»»
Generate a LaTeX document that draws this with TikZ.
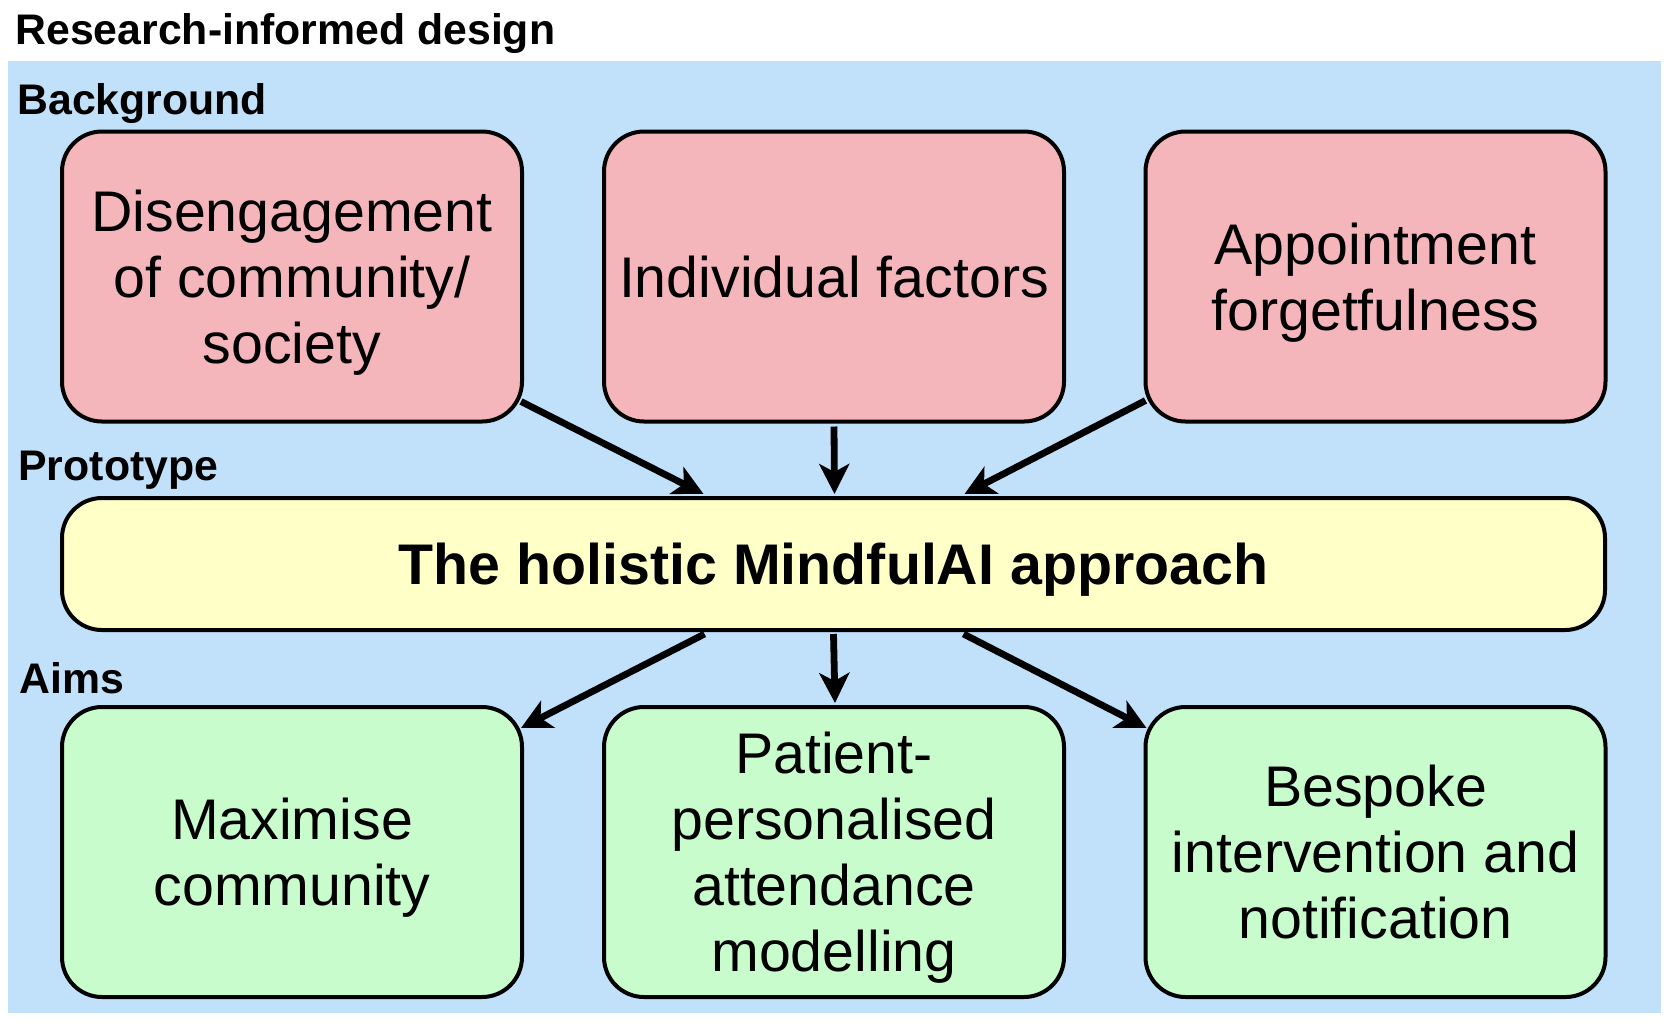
\documentclass[tikz,border=0pt]{standalone}
\usepackage{fontspec}
\setmainfont{Liberation Sans}
\usetikzlibrary{arrows.meta}
\definecolor{bgblue}{RGB}{193,224,250}
\definecolor{pinkfill}{RGB}{244,181,187}
\definecolor{yellowfill}{RGB}{255,255,200}
\definecolor{greenfill}{RGB}{200,252,205}
\begin{document}
\begin{tikzpicture}[x=0.5pt,y=-0.5pt,
  box/.style={draw=black, line width=2pt, rounded corners=20pt,
    minimum width=230pt, minimum height=145pt, align=center, inner sep=0pt,
    text depth=0pt, font=\fontsize{28.65}{33}\selectfont},
  pinkbox/.style={box, fill=pinkfill},
  greenbox/.style={box, fill=greenfill},
  midbox/.style={box, fill=yellowfill, minimum width=771.5pt, minimum height=66pt,
    font=\fontsize{28.65}{33}\selectfont\bfseries},
  lbl/.style={anchor=base west, inner sep=0pt, font=\fontsize{21.4}{25}\selectfont\bfseries},
  arr/.style={draw=black, line width=3.4pt, -{Stealth[length=15pt, width=15pt, inset=4pt]}}
]
\useasboundingbox (0,0) rectangle (1670,1024);
\fill[white] (0,0) rectangle (1670,1024);
\fill[bgblue] (8,61) rectangle (1661,1013);

\node[lbl] (title) at (15,44) {Research-informed design};
\node[lbl] (lbg) at (17,114) {Background};
\node[lbl] (lproto) at (18,480) {Prototype};
\node[lbl] (laims) at (19,693) {Aims};

\node[pinkbox] (p1) at (292,276.5) {Disengagement\\of community/\\society};
\node[pinkbox] (p2) at (834,276.5) {Individual factors};
\node[pinkbox] (p3) at (1375.5,276.5) {Appointment\\forgetfulness};

\node[midbox] (mid) at (833.5,564) {The holistic MindfulAI approach};

\node[greenbox] (g1) at (292,852) {Maximise\\community};
\node[greenbox] (g2) at (834,852) {Patient-\\personalised\\attendance\\modelling};
\node[greenbox] (g3) at (1375.5,852) {Bespoke\\intervention and\\notification};

\draw[arr] ([shift={(-3,-22)}]p1.south east) -- ([shift={(-130,-2)}]mid.north);
\draw[arr] ([shift={(0,3)}]p2.south) -- ([shift={(1,-2)}]mid.north);
\draw[arr] ([shift={(2,-23)}]p3.south west) -- ([shift={(131,-2)}]mid.north);

\draw[arr] ([shift={(-129,2)}]mid.south) -- ([shift={(-3,23)}]g1.north east);
\draw[arr] ([shift={(0,2)}]mid.south) -- ([shift={(1,-2)}]g2.north);
\draw[arr] ([shift={(130,2)}]mid.south) -- ([shift={(3,23)}]g3.north west);
\end{tikzpicture}
\end{document}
««
Repeat the material above word for word and skip every image in it.

Generate a LaTeX document that draws this with TikZ.
\documentclass[tikz,border=0pt]{standalone}
\usepackage{fontspec}
\setmainfont{Liberation Sans}
\usetikzlibrary{arrows.meta}
\definecolor{bgblue}{RGB}{193,224,250}
\definecolor{pinkfill}{RGB}{244,181,187}
\definecolor{yellowfill}{RGB}{255,255,200}
\definecolor{greenfill}{RGB}{200,252,205}
\begin{document}
\begin{tikzpicture}[x=0.5pt,y=-0.5pt,
  box/.style={draw=black, line width=2pt, rounded corners=20pt,
    minimum width=230pt, minimum height=145pt, align=center, inner sep=0pt,
    text depth=0pt, font=\fontsize{28.65}{33}\selectfont},
  pinkbox/.style={box, fill=pinkfill},
  greenbox/.style={box, fill=greenfill},
  midbox/.style={box, fill=yellowfill, minimum width=771.5pt, minimum height=66pt,
    font=\fontsize{28.65}{33}\selectfont\bfseries},
  lbl/.style={anchor=base west, inner sep=0pt, font=\fontsize{21.4}{25}\selectfont\bfseries},
  arr/.style={draw=black, line width=3.4pt, -{Stealth[length=15pt, width=15pt, inset=4pt]}}
]
\useasboundingbox (0,0) rectangle (1670,1024);
\fill[white] (0,0) rectangle (1670,1024);
\fill[bgblue] (8,61) rectangle (1661,1013);

\node[lbl] (title) at (15,44) {Research-informed design};
\node[lbl] (lbg) at (17,114) {Background};
\node[lbl] (lproto) at (18,480) {Prototype};
\node[lbl] (laims) at (19,693) {Aims};

\node[pinkbox] (p1) at (292,276.5) {Disengagement\\of community/\\society};
\node[pinkbox] (p2) at (834,276.5) {Individual factors};
\node[pinkbox] (p3) at (1375.5,276.5) {Appointment\\forgetfulness};

\node[midbox] (mid) at (833.5,564) {The holistic MindfulAI approach};

\node[greenbox] (g1) at (292,852) {Maximise\\community};
\node[greenbox] (g2) at (834,852) {Patient-\\personalised\\attendance\\modelling};
\node[greenbox] (g3) at (1375.5,852) {Bespoke\\intervention and\\notification};

\draw[arr] ([shift={(-3,-22)}]p1.south east) -- ([shift={(-130,-2)}]mid.north);
\draw[arr] ([shift={(0,3)}]p2.south) -- ([shift={(1,-2)}]mid.north);
\draw[arr] ([shift={(2,-23)}]p3.south west) -- ([shift={(131,-2)}]mid.north);

\draw[arr] ([shift={(-129,2)}]mid.south) -- ([shift={(-3,23)}]g1.north east);
\draw[arr] ([shift={(0,2)}]mid.south) -- ([shift={(1,-2)}]g2.north);
\draw[arr] ([shift={(130,2)}]mid.south) -- ([shift={(3,23)}]g3.north west);
\end{tikzpicture}
\end{document}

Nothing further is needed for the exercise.